**PROMPT:** Reproduce exactly the lines from the one containing "Give me the Chart.js source for this chart." through the one containing "const seriesNames = ['Bands", both included, and nothing else.

**GIVEN ENTRIES:**

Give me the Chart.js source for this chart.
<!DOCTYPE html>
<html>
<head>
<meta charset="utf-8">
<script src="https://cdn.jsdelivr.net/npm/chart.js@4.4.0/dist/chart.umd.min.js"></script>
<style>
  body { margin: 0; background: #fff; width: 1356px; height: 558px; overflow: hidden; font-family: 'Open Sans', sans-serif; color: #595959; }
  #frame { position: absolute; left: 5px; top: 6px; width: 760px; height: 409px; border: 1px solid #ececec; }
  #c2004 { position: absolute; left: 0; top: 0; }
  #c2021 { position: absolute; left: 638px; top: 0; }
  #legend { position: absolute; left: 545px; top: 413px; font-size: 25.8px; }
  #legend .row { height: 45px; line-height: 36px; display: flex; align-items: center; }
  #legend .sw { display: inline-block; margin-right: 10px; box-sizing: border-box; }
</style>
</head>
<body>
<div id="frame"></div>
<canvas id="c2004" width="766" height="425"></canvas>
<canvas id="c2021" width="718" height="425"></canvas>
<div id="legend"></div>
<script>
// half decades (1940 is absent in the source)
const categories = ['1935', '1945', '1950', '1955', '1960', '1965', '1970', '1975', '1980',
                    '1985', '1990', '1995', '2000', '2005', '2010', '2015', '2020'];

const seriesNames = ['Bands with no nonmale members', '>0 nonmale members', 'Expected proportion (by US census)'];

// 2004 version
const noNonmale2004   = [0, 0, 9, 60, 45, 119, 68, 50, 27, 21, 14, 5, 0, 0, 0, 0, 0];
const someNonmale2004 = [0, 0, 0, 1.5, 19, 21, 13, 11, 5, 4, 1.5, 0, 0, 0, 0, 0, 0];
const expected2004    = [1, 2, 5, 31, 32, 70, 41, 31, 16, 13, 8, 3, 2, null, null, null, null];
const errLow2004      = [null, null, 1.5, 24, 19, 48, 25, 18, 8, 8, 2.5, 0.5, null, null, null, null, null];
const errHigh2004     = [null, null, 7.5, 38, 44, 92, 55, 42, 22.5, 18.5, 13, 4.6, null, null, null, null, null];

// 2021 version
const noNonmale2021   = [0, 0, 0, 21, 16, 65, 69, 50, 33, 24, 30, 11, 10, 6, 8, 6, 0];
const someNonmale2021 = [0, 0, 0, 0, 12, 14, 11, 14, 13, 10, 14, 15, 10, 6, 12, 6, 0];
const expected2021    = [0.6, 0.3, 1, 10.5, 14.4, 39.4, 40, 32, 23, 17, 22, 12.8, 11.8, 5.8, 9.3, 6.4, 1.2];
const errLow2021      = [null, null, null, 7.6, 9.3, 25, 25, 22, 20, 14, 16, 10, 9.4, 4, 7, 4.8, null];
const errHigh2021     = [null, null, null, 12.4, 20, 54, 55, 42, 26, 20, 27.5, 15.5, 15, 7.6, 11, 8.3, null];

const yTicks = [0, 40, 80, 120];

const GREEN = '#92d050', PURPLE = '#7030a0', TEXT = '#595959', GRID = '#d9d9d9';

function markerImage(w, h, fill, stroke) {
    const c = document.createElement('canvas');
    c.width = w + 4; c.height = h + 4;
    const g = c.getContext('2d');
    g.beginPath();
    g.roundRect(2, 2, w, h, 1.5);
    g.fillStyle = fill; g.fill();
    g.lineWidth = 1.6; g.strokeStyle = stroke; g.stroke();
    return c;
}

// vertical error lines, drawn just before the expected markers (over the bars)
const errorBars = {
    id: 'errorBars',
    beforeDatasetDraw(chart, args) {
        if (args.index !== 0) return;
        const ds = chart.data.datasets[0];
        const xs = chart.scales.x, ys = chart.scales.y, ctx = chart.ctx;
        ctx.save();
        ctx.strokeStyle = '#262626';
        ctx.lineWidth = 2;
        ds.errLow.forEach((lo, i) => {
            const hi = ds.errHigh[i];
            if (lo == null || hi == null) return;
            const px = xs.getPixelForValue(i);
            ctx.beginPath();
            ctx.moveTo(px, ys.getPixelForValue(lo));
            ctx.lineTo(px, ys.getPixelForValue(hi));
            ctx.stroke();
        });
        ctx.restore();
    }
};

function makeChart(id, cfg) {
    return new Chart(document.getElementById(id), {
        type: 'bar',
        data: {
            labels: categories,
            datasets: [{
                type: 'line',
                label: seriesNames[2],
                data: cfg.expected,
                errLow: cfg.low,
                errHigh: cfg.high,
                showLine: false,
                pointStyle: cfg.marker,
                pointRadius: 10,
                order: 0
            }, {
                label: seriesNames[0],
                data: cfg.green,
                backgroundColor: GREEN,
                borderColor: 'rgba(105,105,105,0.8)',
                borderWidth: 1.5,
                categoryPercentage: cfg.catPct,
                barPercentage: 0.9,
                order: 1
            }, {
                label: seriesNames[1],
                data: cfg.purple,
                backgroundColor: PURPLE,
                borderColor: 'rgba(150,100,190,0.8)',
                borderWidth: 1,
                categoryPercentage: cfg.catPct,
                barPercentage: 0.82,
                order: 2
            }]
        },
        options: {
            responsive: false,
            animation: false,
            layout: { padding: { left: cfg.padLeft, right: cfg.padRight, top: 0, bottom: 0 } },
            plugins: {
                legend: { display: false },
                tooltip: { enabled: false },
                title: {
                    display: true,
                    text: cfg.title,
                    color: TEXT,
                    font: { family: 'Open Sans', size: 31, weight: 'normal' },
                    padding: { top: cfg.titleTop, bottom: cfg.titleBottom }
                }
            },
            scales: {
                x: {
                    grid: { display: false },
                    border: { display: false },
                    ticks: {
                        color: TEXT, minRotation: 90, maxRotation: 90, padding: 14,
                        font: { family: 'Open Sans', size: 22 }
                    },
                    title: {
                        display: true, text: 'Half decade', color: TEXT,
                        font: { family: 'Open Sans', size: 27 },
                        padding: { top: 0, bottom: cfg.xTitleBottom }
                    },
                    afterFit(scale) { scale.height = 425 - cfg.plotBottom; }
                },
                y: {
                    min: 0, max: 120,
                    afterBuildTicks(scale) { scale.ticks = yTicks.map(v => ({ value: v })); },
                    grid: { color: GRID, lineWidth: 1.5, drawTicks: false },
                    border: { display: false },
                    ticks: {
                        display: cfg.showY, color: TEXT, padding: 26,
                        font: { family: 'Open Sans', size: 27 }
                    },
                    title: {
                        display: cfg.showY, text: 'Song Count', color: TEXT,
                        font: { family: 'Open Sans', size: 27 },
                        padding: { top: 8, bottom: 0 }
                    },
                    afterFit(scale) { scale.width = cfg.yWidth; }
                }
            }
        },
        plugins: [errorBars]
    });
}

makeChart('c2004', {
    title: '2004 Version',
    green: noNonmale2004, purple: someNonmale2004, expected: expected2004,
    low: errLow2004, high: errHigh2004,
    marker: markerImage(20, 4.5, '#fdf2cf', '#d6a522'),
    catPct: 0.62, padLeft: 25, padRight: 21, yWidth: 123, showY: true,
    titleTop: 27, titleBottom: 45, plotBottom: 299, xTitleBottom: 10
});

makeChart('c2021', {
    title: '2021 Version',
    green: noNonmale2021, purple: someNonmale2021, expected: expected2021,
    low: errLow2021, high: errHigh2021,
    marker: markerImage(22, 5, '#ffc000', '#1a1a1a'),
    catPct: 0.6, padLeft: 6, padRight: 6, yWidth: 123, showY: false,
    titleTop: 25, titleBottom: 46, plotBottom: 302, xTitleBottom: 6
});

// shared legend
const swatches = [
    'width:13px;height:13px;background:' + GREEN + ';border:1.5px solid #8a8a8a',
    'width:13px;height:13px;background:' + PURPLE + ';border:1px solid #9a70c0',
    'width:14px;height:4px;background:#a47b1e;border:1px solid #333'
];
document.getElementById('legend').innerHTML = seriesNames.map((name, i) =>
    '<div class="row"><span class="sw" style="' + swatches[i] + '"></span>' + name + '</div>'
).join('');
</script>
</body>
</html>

* * *

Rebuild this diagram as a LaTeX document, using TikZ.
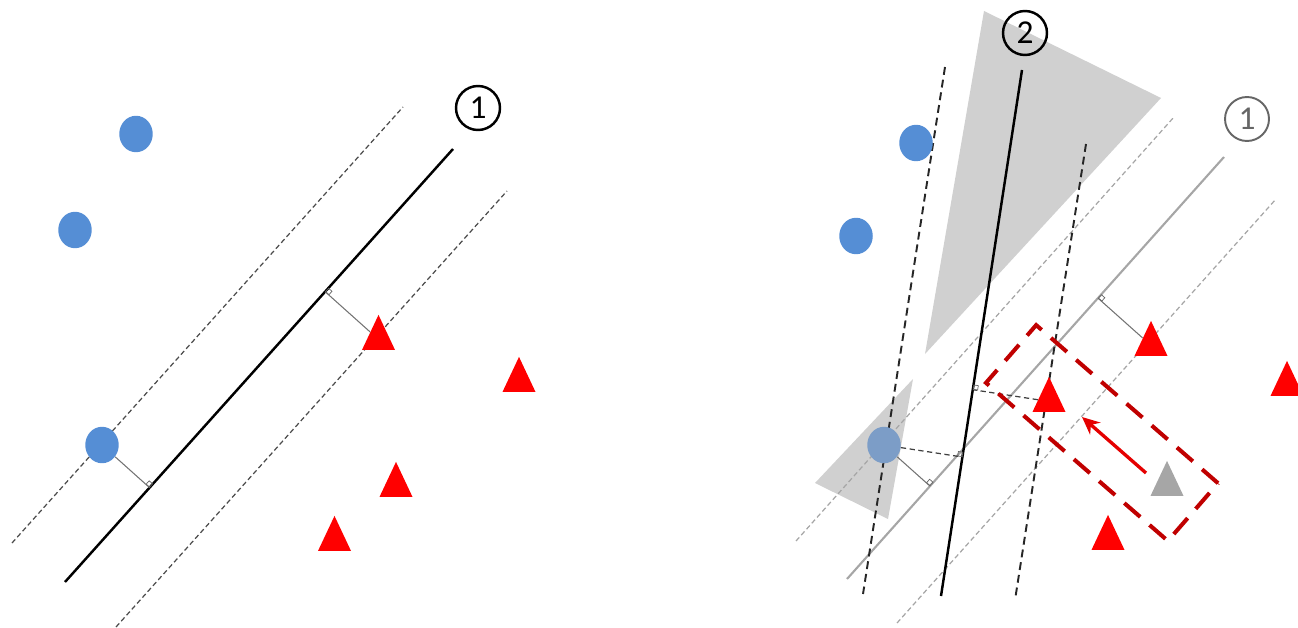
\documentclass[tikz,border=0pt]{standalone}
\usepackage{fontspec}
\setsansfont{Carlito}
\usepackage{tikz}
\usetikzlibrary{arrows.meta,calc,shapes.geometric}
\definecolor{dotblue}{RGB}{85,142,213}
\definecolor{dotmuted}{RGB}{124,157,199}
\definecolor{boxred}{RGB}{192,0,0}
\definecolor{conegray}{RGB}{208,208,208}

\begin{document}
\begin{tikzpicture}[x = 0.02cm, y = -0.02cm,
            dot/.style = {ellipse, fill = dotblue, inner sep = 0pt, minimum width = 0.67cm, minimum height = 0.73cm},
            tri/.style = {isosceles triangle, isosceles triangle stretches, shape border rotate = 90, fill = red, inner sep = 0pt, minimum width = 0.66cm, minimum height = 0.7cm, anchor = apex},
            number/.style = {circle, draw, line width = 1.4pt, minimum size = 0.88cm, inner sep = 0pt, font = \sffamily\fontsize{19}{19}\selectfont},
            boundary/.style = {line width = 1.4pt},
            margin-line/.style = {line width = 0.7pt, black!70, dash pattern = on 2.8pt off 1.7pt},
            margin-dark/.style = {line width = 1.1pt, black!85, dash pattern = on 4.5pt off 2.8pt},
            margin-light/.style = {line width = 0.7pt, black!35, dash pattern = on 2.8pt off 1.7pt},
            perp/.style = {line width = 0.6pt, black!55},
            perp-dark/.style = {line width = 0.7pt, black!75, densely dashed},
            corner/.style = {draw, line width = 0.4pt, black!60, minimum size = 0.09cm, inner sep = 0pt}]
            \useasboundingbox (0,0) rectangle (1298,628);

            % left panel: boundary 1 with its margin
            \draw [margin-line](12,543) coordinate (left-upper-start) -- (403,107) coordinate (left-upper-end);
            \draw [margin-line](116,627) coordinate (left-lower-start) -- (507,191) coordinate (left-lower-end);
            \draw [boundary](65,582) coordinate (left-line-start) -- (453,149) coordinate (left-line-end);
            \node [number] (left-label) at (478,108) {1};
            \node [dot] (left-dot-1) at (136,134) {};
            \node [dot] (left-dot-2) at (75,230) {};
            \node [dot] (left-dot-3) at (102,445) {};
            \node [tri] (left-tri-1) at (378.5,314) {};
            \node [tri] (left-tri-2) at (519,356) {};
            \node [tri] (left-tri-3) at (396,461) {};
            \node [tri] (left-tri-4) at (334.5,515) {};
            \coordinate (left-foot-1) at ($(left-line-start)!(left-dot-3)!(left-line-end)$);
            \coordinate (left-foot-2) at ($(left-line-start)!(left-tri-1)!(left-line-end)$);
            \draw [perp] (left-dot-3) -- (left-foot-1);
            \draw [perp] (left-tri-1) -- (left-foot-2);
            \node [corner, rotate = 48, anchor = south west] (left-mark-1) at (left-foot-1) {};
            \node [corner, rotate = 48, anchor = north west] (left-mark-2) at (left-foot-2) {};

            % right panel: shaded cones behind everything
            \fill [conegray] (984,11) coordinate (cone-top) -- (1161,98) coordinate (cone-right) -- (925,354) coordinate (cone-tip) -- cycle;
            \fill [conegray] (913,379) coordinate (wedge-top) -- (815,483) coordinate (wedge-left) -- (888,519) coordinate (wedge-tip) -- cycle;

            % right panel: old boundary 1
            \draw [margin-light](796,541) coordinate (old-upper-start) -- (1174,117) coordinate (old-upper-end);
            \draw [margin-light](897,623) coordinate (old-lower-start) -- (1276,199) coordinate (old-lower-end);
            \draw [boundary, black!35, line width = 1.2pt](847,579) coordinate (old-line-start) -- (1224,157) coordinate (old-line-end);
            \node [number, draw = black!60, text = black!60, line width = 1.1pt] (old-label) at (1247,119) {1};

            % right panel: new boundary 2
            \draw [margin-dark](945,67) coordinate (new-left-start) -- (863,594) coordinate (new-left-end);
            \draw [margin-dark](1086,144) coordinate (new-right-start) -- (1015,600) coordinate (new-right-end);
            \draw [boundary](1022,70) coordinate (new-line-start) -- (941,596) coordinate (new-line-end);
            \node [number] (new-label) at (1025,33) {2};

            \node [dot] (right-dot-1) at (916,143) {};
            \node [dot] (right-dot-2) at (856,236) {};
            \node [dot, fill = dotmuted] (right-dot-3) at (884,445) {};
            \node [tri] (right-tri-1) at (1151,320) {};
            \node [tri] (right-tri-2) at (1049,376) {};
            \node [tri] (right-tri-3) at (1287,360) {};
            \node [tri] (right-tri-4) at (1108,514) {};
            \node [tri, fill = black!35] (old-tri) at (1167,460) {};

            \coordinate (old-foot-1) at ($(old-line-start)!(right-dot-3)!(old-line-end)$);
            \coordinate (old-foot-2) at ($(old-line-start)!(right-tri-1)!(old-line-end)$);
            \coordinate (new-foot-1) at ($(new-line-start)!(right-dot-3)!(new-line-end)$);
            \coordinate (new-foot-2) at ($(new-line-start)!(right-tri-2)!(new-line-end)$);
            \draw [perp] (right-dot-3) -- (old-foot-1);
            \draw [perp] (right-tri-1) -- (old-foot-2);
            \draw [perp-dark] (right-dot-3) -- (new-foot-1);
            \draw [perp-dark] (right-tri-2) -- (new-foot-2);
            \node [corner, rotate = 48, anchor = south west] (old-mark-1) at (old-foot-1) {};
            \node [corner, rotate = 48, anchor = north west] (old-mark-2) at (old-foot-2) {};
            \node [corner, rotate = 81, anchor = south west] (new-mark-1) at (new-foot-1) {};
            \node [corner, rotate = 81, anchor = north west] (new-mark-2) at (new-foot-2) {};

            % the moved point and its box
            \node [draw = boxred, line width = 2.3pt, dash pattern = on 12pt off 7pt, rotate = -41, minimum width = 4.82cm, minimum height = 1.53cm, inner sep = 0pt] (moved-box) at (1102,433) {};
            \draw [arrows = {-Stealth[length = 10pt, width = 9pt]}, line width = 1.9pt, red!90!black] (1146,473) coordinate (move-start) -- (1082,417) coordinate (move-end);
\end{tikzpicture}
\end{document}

**ANSWER TO THE TASK:**
Give me the Chart.js source for this chart.
<!DOCTYPE html>
<html>
<head>
<meta charset="utf-8">
<script src="https://cdn.jsdelivr.net/npm/chart.js@4.4.0/dist/chart.umd.min.js"></script>
<style>
  body { margin: 0; background: #fff; width: 1356px; height: 558px; overflow: hidden; font-family: 'Open Sans', sans-serif; color: #595959; }
  #frame { position: absolute; left: 5px; top: 6px; width: 760px; height: 409px; border: 1px solid #ececec; }
  #c2004 { position: absolute; left: 0; top: 0; }
  #c2021 { position: absolute; left: 638px; top: 0; }
  #legend { position: absolute; left: 545px; top: 413px; font-size: 25.8px; }
  #legend .row { height: 45px; line-height: 36px; display: flex; align-items: center; }
  #legend .sw { display: inline-block; margin-right: 10px; box-sizing: border-box; }
</style>
</head>
<body>
<div id="frame"></div>
<canvas id="c2004" width="766" height="425"></canvas>
<canvas id="c2021" width="718" height="425"></canvas>
<div id="legend"></div>
<script>
// half decades (1940 is absent in the source)
const categories = ['1935', '1945', '1950', '1955', '1960', '1965', '1970', '1975', '1980',
                    '1985', '1990', '1995', '2000', '2005', '2010', '2015', '2020'];

const seriesNames = ['Bands with no nonmale members', '>0 nonmale members', 'Expected proportion (by US census)'];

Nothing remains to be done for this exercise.